O relatório mostra ainda que a violência começa cedo. Mais de 12,5 milhões de meninas de 15 a 19 anos sofreram violência física e/ou sexual de parceiros íntimos no último ano. Segundo o UNICEF, muitas vivem sua primeira experiência de agressão ainda na adolescência — e milhões de crianças crescem assistindo às suas mães serem humilhadas, empurradas ou espancadas.
Embora o fenômeno aconteça em todos os países, mulheres em regiões pobres, em áreas de conflito ou mais afetadas pelas mudanças climáticas enfrentam riscos muito maiores. E o cenário piora: o financiamento internacional para prevenção caiu, enquanto novas crises — tecnológicas, climáticas, sociais — multiplicam os riscos.
Para Diene Keita, do Fundo de População das Nações Unidas, o ciclo de violência se agrava quando associado à pobreza, deficiência e exclusão social. É uma espiral que se transmite entre gerações, atingindo famílias e comunidades inteiras.
O relatório analisou dados de 2000 a 2023 e foi produzido pela OMS, pelo Programa Especial de Pesquisa em Reprodução Humana e pelo Grupo de Trabalho Interagências da ONU para Violência contra as Mulheres.
Os números são devastadores, mas o silêncio social é ainda mais. A violência contra mulheres não é “caso de polícia”, não é “caso de família” e nunca deve ser tratada como estatística neutra. É um problema de saúde pública, de educação, de justiça e de dignidade humana.

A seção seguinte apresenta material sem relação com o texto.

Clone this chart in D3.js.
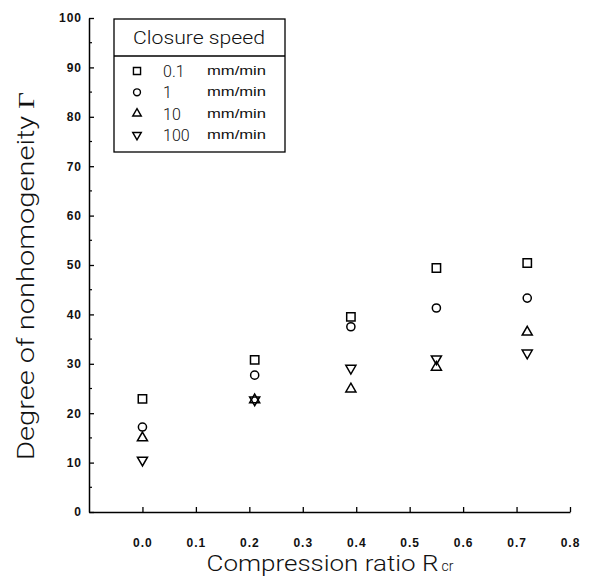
<!DOCTYPE html>
<html lang="en">
<head>
    <meta charset="UTF-8">
    <title>Nonhomogeneity vs compression ratio</title>
    <script src="https://d3js.org/d3.v7.min.js"></script>
    <style>
        body { margin: 0; background: #fff; }
        .light { font-family: Roboto, "Liberation Sans", sans-serif; font-weight: 300; }
    </style>
</head>
<body>
<div id="chart"></div>
<script>
    // values
    const ratios = [0.0, 0.21, 0.39, 0.55, 0.72];
    const speed01 = [22.9, 30.8, 39.5, 49.4, 50.4];
    const speed1 = [17.2, 27.7, 37.5, 41.3, 43.3];
    const speed10 = [15.0, 22.7, 24.9, 29.3, 36.4];
    const speed100 = [10.5, 22.7, 29.1, 31.0, 32.2];
    const speedLabels = ['0.1', '1', '10', '100'];
    const xTicks = [0, 0.1, 0.2, 0.3, 0.4, 0.5, 0.6, 0.7, 0.8];
    const yTicks = [0, 10, 20, 30, 40, 50, 60, 70, 80, 90, 100];
    const yMinor = [5, 15, 25, 35, 45, 55, 65, 75, 85, 95];

    let width = 589, height = 578,
        series = [speed01, speed1, speed10, speed100],
        shapes = ['square', 'circle', 'up', 'down'];

    let x = d3.scaleLinear().domain([-0.1, 0.8]).range([89, 570]),
        y = d3.scaleLinear().domain([0, 100]).range([512, 18]);

    let svg = d3.select('#chart').append('svg')
        .attr('width', width)
        .attr('height', height)
        .style('font-family', '"Liberation Sans", Arial, sans-serif');

    // symbol path, sizes tuned to the scan
    function sym(shape, k) {
        if (shape == 'square') return d3.symbol(d3.symbolSquare, 70 * k * k)();
        if (shape == 'circle') return d3.symbol(d3.symbolCircle, 52 * k * k)();
        return d3.symbol(d3.symbolTriangle, 44 * k * k)();
    }

    // y axis
    let gy = svg.append('g').attr('transform', `translate(${x(-0.1)},0)`)
        .call(d3.axisLeft(y).tickValues(yTicks).tickSizeInner(-5).tickSizeOuter(0).tickPadding(7));
    gy.selectAll('.tick line').attr('stroke-width', 1.3);
    gy.select('.domain').attr('stroke-width', 1.5);
    gy.selectAll('text').style('font-size', '12px').style('font-weight', 'bold')
        .style('letter-spacing', '1px').attr('fill', '#111');
    gy.selectAll('.minor').data(yMinor).enter().append('line')
        .attr('x1', 0).attr('x2', 3)
        .attr('y1', d => y(d)).attr('y2', d => y(d))
        .attr('stroke', '#000').attr('stroke-width', 1.2);

    // x axis
    let gx = svg.append('g').attr('transform', `translate(0,${y(0)})`)
        .call(d3.axisBottom(x).tickValues(xTicks).tickFormat(d3.format('.1f'))
            .tickSizeInner(-5).tickSizeOuter(0).tickPadding(26));
    gx.selectAll('.tick line').attr('stroke-width', 1.3);
    gx.select('.domain').attr('stroke-width', 1.5);
    gx.selectAll('text').style('font-size', '12px').style('font-weight', 'bold')
        .style('letter-spacing', '1px').attr('fill', '#111');

    // axis titles
    let xt = svg.append('text').attr('class', 'light')
        .attr('x', 330).attr('y', 571)
        .attr('text-anchor', 'middle')
        .style('font-size', '22px').attr('fill', '#111');
    xt.append('tspan').text('Compression ratio R')
        .attr('textLength', 232).attr('lengthAdjust', 'spacingAndGlyphs');
    xt.append('tspan').text('cr').style('font-size', '14px').attr('dx', 3);

    let yt = svg.append('text').attr('class', 'light')
        .attr('transform', 'translate(34,276) rotate(-90)')
        .attr('text-anchor', 'middle')
        .attr('textLength', 368).attr('lengthAdjust', 'spacingAndGlyphs')
        .style('font-size', '23px').attr('fill', '#111');
    yt.append('tspan').text('Degree of nonhomogeneity ');
    yt.append('tspan').text('\u0393').style('font-family', '"Liberation Serif", serif').style('font-weight', 'normal');

    // points
    series.forEach((s, i) => {
        svg.append('g').selectAll('path').data(s).enter().append('path')
            .attr('d', sym(shapes[i], 1))
            .attr('transform', (d, j) => `translate(${x(ratios[j])},${y(d)})` + (shapes[i] == 'down' ? ' rotate(180)' : ''))
            .attr('fill', 'none').attr('stroke', '#000').attr('stroke-width', 1.5);
    });

    // legend
    let lg = svg.append('g');
    lg.append('rect').attr('x', 114).attr('y', 19).attr('width', 171).attr('height', 133)
        .attr('fill', '#fff').attr('stroke', '#000').attr('stroke-width', 1.3);
    lg.append('line').attr('x1', 114).attr('x2', 285).attr('y1', 56).attr('y2', 56)
        .attr('stroke', '#000').attr('stroke-width', 1.3);
    lg.append('text').attr('class', 'light').attr('x', 199).attr('y', 44).attr('text-anchor', 'middle')
        .attr('textLength', 132).attr('lengthAdjust', 'spacingAndGlyphs')
        .style('font-size', '18px').attr('fill', '#111').text('Closure speed');

    let rows = lg.selectAll('.row').data(speedLabels).enter().append('g')
        .attr('transform', (d, i) => `translate(0,${71 + i * 21.3})`);
    rows.append('path')
        .attr('d', (d, i) => sym(shapes[i], 0.85))
        .attr('transform', (d, i) => 'translate(137,0)' + (shapes[i] == 'down' ? ' rotate(180)' : ''))
        .attr('fill', 'none').attr('stroke', '#000').attr('stroke-width', 1.4);
    rows.append('text').attr('class', 'light').attr('x', 163).attr('y', 6)
        .style('font-size', '16px').attr('fill', '#111').text(d => d);
    rows.append('text').attr('x', 207).attr('y', 4)
        .attr('textLength', 59).attr('lengthAdjust', 'spacingAndGlyphs')
        .style('font-size', '13px').attr('fill', '#111').text('mm/min');
</script>
</body>
</html>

O dado mais alarmante não é o número absoluto, e sim a estagnação: vinte anos sem melhora real. Isso mostra que governos, instituições e sociedades fracassam quando não colocam o tema no centro das prioridades. Proteger mulheres deveria estar na mesma escala de urgência que combater epidemias ou crises econômicas.
A prevenção tem caminhos já comprovados — educação de meninas e meninos desde cedo, políticas eficientes de acolhimento, proteção financeira às vítimas, acesso rápido a serviços de saúde e justiça. Mas sem financiamento e sem pressão social, continua tudo no papel.
A pergunta que fica: quantas gerações ainda vão viver sob os mesmos números? Enquanto a violência não se tornar intolerável para toda a sociedade, será sempre tolerada por quem deveria combatê-la.